Late-Onset Energy Injection in Type Ic SNe and W-Shaped O II Absorption in SLSNe-I

TL;DR

This paper presents a model where late energy injection from a quark star formation event explains the luminosity, spectral features, and evolution of hydrogen-poor superluminous supernovae, linking them to neutron star phase transitions.

Contribution

It introduces a novel model involving a neutron star phase transition to quark matter that accounts for the delayed energy injection and spectral features of SLSNe-I, supported by observational data.

Findings

Reproduces light curves and spectra of SLSNe-I

Predicts a systematic age offset between spectroscopic and photometric measurements

Suggests double-peaked SLSNe-I can probe quark-matter microphysics

Abstract

We show that delayed (weeks-months) energy injection into expanding Type Ic supernova (SN) ejecta can reproduce the luminosity and spectral evolution of hydrogen-poor superluminous SNe (SLSNe-I).
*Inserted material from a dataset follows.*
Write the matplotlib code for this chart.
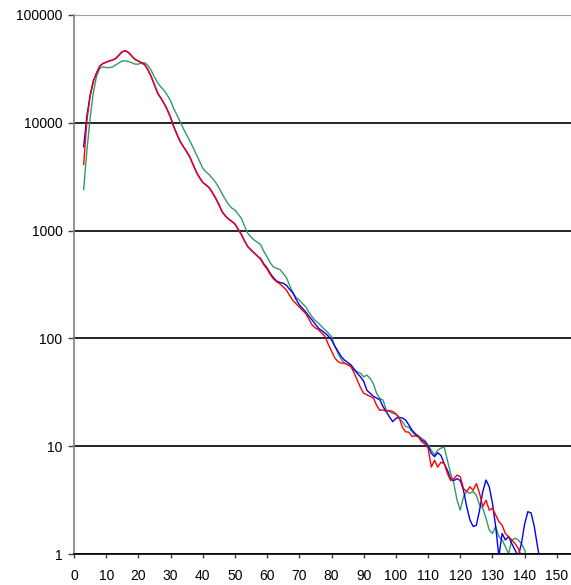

Late-time reheating sets the radiation temperature and density needed for the W-shaped OII absorption near peak, explaining its disappearance as the ejecta cools without extra excitation mechanisms. In our model, the neutron star (NS) undergoes a core phase transition to deconfined quark matter at time t_QN, triggering rapid magnetic field amplification and forming a hybrid star (HS; a QCD-magnetar). This Quark-Nova (QN) resets the central engine, weeks to months after the SN, by converting the NS rotational energy into renewed energy injection, producing two powering epochs separated by a delay determined by hadron-to-quark microphysics. The model reproduces photometric and spectroscopic evolution of SLSNe-I such as iPTF13ajg, SN2010gx, PTF09cnd, and PTF09atu. We predict a systematic offset between spectroscopic and photometric ages when pre-QN emission is below detection limits, and discuss observational signatures distinguishing QCD-magnetars from standard magnetars. Double-peaked SLSNe-I may probe the hadron-quark transition, constraining quark-matter parameters like deconfinement density and surface tension.